§ **Set problem**
Copy exactly, and only, the lines starting at the line with "Write the React, TypeScript" and ending at the line with "import * as". Leave every picture out of the copy.

§ **Material shown**
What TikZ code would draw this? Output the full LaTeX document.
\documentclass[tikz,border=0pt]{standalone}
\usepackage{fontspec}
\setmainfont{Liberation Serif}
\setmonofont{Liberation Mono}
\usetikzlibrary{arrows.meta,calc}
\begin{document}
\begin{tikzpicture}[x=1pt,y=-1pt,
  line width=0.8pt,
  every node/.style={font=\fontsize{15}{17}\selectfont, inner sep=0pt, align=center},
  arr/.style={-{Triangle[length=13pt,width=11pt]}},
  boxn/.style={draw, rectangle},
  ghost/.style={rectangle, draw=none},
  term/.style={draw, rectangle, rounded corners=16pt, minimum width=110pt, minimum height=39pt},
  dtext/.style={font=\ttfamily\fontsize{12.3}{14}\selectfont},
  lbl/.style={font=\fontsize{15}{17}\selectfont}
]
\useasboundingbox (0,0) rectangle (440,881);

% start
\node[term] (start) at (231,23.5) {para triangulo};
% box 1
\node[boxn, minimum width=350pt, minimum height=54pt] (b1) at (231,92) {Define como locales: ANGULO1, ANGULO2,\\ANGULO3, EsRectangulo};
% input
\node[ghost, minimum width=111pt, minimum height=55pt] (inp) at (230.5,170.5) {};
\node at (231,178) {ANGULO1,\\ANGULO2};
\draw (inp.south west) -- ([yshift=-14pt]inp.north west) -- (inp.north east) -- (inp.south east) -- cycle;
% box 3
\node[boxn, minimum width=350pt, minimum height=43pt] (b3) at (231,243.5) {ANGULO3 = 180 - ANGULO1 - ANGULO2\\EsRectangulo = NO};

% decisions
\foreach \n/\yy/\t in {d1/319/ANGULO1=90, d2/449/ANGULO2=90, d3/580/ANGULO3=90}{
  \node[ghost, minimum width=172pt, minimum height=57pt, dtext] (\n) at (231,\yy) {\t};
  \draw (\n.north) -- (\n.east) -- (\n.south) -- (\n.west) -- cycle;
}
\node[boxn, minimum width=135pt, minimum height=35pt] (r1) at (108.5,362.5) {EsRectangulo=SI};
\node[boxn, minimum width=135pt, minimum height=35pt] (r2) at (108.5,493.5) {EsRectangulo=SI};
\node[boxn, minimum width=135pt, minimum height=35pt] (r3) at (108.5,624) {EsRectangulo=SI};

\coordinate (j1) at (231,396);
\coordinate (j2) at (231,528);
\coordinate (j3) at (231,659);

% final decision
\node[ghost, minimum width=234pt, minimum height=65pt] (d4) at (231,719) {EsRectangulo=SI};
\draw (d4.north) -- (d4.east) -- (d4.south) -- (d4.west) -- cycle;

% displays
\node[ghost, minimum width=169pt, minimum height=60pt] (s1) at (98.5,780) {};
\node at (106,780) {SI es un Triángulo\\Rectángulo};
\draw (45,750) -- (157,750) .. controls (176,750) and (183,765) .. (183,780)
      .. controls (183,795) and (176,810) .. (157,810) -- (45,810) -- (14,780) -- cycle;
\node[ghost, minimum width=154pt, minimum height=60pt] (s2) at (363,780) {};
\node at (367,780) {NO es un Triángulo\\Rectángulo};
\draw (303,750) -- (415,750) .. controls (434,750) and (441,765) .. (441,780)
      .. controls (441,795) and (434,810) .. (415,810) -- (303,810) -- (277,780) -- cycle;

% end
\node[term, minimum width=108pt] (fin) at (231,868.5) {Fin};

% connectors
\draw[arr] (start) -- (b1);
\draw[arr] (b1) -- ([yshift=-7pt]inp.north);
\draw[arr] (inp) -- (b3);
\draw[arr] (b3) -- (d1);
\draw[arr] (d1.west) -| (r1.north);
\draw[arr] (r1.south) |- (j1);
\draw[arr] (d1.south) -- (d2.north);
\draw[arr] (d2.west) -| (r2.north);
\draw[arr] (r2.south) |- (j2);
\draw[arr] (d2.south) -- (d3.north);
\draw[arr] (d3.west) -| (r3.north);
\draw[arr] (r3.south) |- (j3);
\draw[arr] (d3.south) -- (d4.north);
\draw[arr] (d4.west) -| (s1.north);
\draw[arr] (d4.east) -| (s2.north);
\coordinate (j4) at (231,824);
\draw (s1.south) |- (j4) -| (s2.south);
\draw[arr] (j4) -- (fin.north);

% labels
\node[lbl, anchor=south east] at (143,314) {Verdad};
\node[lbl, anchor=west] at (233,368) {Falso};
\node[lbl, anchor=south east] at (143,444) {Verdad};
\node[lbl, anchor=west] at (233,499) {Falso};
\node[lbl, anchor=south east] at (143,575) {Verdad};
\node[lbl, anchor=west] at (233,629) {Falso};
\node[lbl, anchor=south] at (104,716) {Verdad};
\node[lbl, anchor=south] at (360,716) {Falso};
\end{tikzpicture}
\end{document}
--
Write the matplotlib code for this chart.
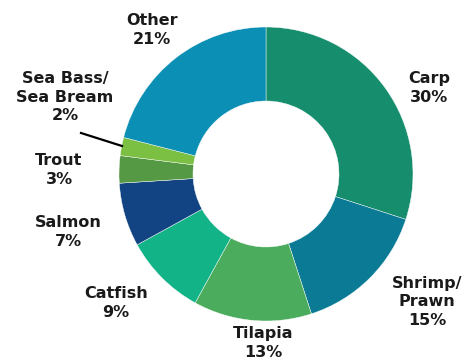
==
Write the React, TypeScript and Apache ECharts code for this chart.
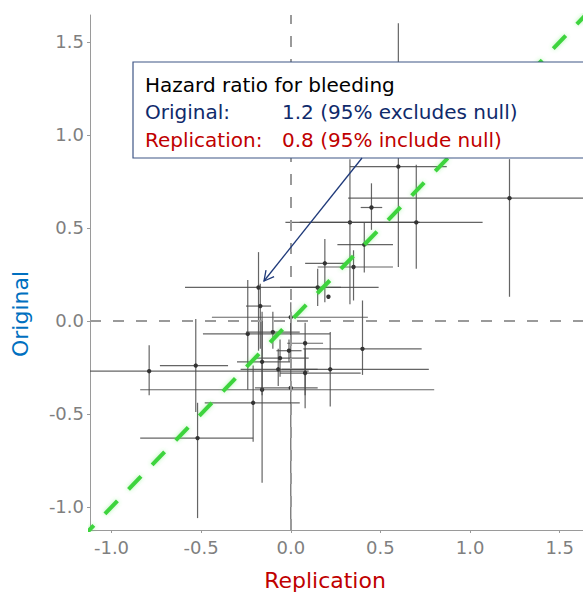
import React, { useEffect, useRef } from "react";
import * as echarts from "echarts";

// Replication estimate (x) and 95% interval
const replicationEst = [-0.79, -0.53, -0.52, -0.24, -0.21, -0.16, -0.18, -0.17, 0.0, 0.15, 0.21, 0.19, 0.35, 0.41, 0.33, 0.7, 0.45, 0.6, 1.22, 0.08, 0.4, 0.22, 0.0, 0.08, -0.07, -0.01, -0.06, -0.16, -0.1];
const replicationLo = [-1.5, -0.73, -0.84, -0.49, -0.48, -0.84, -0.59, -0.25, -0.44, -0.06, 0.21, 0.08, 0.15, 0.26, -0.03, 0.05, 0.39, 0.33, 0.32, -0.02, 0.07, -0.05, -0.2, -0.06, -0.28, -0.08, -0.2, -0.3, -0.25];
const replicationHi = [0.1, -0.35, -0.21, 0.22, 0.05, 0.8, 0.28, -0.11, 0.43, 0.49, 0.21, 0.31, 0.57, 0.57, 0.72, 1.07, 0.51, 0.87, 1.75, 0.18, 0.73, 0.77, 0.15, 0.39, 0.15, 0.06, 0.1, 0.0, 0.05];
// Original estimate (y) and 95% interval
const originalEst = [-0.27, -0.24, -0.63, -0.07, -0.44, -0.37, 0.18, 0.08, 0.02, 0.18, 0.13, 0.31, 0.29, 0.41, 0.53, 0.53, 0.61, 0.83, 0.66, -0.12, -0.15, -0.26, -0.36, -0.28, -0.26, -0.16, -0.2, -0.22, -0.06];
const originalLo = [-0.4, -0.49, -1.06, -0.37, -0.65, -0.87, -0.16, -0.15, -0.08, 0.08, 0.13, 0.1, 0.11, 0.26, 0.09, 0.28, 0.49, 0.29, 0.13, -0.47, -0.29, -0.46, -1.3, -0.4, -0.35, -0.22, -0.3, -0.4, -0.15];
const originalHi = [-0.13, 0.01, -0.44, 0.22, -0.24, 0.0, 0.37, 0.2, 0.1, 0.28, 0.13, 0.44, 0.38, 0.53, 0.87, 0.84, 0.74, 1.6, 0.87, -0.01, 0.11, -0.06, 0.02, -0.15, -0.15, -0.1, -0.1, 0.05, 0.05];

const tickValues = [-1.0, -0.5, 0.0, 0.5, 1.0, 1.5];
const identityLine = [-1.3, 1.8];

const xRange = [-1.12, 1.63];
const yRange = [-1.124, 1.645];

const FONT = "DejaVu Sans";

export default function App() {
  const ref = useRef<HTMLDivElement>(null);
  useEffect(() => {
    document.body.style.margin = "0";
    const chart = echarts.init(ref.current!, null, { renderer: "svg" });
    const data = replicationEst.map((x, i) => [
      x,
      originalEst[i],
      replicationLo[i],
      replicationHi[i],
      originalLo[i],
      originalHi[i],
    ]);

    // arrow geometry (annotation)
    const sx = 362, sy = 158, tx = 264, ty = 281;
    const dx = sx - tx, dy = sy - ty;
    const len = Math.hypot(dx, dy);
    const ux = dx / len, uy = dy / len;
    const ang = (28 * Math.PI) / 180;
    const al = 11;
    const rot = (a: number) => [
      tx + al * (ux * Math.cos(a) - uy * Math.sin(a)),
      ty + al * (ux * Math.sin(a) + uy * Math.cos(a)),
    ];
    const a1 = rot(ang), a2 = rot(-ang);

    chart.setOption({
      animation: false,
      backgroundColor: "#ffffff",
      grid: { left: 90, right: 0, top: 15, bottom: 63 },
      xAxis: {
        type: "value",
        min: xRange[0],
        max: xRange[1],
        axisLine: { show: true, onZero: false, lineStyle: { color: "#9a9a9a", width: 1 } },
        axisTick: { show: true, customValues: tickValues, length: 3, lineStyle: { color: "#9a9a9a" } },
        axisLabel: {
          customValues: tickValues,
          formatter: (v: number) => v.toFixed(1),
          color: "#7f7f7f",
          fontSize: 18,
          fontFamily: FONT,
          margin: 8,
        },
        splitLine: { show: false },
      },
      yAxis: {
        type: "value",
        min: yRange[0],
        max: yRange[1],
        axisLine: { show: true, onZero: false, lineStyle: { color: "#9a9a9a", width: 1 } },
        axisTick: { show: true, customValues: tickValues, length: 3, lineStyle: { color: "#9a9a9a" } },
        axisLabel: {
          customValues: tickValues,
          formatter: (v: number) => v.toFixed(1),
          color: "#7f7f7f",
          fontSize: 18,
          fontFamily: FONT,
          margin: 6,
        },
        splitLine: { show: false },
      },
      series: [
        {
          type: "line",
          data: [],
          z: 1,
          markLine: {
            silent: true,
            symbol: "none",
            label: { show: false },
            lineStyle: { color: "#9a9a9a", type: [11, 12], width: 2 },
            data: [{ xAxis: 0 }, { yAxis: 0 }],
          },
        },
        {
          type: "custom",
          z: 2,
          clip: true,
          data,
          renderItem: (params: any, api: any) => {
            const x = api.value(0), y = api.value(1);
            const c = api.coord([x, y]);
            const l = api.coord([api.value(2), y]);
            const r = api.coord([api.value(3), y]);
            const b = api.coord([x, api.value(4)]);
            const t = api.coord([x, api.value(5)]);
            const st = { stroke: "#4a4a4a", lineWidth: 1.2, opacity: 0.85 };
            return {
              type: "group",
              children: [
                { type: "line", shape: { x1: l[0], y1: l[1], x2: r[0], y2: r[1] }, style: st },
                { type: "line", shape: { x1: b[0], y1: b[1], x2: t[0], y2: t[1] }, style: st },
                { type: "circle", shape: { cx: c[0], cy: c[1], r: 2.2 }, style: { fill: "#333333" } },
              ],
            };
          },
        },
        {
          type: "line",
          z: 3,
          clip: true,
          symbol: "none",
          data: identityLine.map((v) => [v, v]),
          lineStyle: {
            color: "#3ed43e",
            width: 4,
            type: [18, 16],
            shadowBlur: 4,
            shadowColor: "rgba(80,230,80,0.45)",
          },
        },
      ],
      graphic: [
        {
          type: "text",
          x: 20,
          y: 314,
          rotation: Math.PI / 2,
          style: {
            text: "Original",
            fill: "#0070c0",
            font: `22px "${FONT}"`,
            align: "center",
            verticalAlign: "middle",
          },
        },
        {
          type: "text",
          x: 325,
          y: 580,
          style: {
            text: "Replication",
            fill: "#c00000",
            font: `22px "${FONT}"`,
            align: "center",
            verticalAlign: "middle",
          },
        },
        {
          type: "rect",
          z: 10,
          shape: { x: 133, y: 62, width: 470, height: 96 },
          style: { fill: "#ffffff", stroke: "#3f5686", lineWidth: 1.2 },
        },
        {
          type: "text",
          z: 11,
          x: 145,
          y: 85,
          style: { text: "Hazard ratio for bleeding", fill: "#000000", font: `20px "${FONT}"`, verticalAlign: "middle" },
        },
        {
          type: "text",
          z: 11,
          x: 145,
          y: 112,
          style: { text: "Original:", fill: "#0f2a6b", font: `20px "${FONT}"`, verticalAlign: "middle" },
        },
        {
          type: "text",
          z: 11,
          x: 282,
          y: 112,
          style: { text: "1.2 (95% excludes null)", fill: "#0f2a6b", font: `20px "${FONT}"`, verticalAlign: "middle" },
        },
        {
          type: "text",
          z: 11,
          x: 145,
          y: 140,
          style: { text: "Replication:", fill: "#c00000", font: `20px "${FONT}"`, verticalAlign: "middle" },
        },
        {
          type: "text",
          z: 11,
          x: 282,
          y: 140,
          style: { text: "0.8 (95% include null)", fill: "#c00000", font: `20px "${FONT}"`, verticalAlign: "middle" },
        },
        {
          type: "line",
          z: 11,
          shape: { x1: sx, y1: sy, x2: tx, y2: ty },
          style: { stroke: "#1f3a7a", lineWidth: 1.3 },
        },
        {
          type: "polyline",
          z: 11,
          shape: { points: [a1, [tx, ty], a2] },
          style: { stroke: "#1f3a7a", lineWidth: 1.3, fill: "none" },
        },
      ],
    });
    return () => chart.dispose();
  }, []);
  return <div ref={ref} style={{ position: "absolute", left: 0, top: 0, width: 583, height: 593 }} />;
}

§ **Output of the exercise**
Write the React, TypeScript and Apache ECharts code for this chart.
import React, { useEffect, useRef } from "react";
import * as echarts from "echarts";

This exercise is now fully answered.